Yesterday, Southwest finally announced its schedule for New York/LaGuardia beginning June 28, and it’s an interesting one. The slots they acquired from defunct ATA allowing seven daily roundtrips have been split into four daily to Chicago/Midway and three daily to Baltimore. They were also able to add a fifth daily Midway flight by scheduling a late night arrival and early morning departure outside of the slot-controlled time period. But what’s interesting is how these flights are set up. Here’s the schedule:
The only surprise about the Midway flights is that they didn’t schedule more of them. That’s a market that has Delta in there with nine flights a day in direct competition, and there are a ton of flights on American and United into O’Hare as well. With that backdrop, Southwest needed a healthy schedule, and they’ve got one. There are a couple of holes, however, so I would have thought they’d do more, but it does a decent job of covering the business traveler.
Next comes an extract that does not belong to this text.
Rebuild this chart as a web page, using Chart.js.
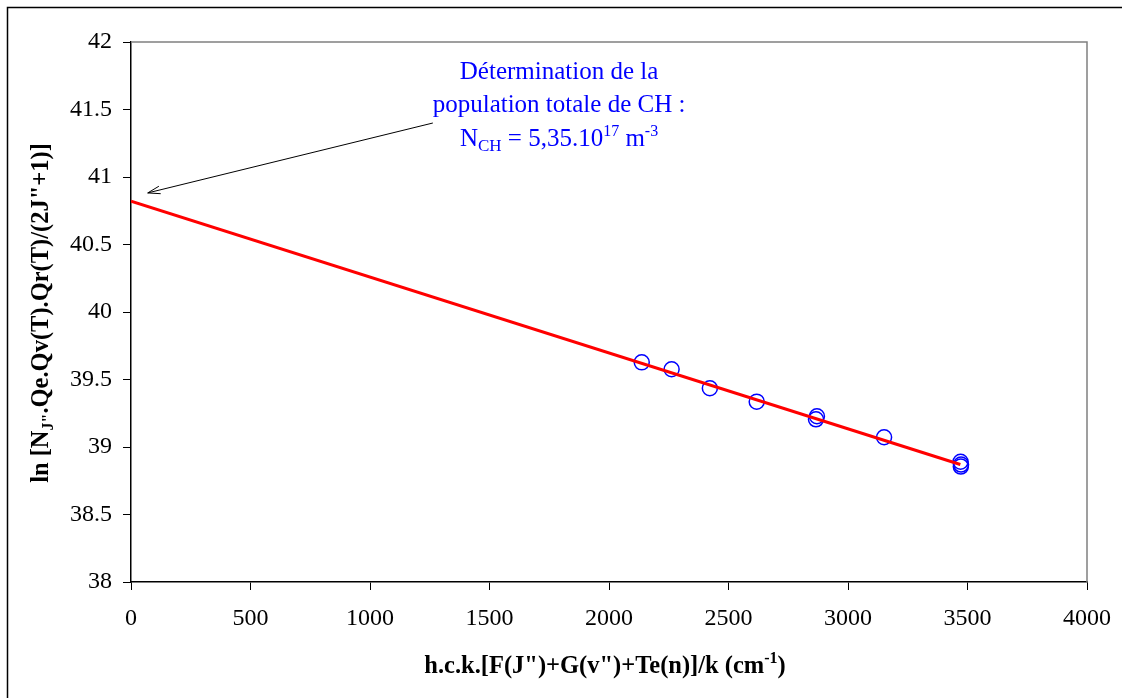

It will be interesting to see how long Delta sticks with this schedule under the price pressure that Southwest has introduced. Maybe they can sell some of those slots over to Southwest.
The Baltimore flights are a little more interesting. With only three flights a day, that doesn’t appeal to a business traveler at all. Let’s not forget that there are easy train options to run that route as well, so I don’t see this as competitive at all. I assume they did this for the connecting opportunities, and that’s why I thought I’d see something like we see in Dallas where there are plenty of one-stops to major markets, but that’s not what they’ve done.
Everyone is well aware of the operational issues at LaGuardia. Things get jammed up quite easily so Southwest appears to have isolated the airplanes here, at least after they leave LaGuardia.
If you look at my diagram above, you’ll see that six of the eight flights into LaGuardia start somewhere else, and a seventh definitely will be starting its day in Chicago at 640a. But only one of the flights out of LaGuardia goes beyond its next destination, and that’s the first flight in the morning which will probably be reasonably on-time since it will have the whole night to sit before leaving.
Where exactly are those other six airplanes going when they land at Midway and Baltimore? They’ll have to continue on to other places, but I bet they aren’t using the same flight number because they’ve probably built in a pretty big time cushion in Midway before they send them out again. For that reason, they won’t want to sell them as through flights.
It’s an interesting strategy in that it allows them to build a bigger buffer so that planes that are late leaving LaGuardia won’t screw up the rest of the system. But it makes it a harder sell for them to appeal to passengers flying out of New York. There are plenty of nonstop flights on other airlines to many of Southwest’s cities, and now they’ll just show up as connections at the bottom of the heap.
If, however, you assume that Southwest isn’t trying to cater to business travelers in New York but rather those going to New York, then this isn’t that bad of a plan. The flights into New York will show up as direct flights, and they can worry about the return options later. Still, I’m surprised to not see direct options into LaGuardia from strongholds like Houston, Nashville, Denver, and Oakland, among others.
What I think we can all assume is that Southwest isn’t done here. At some point, they’ll get more slots, and they’ll start connecting the dots better, but for now they at least have their foot in the door.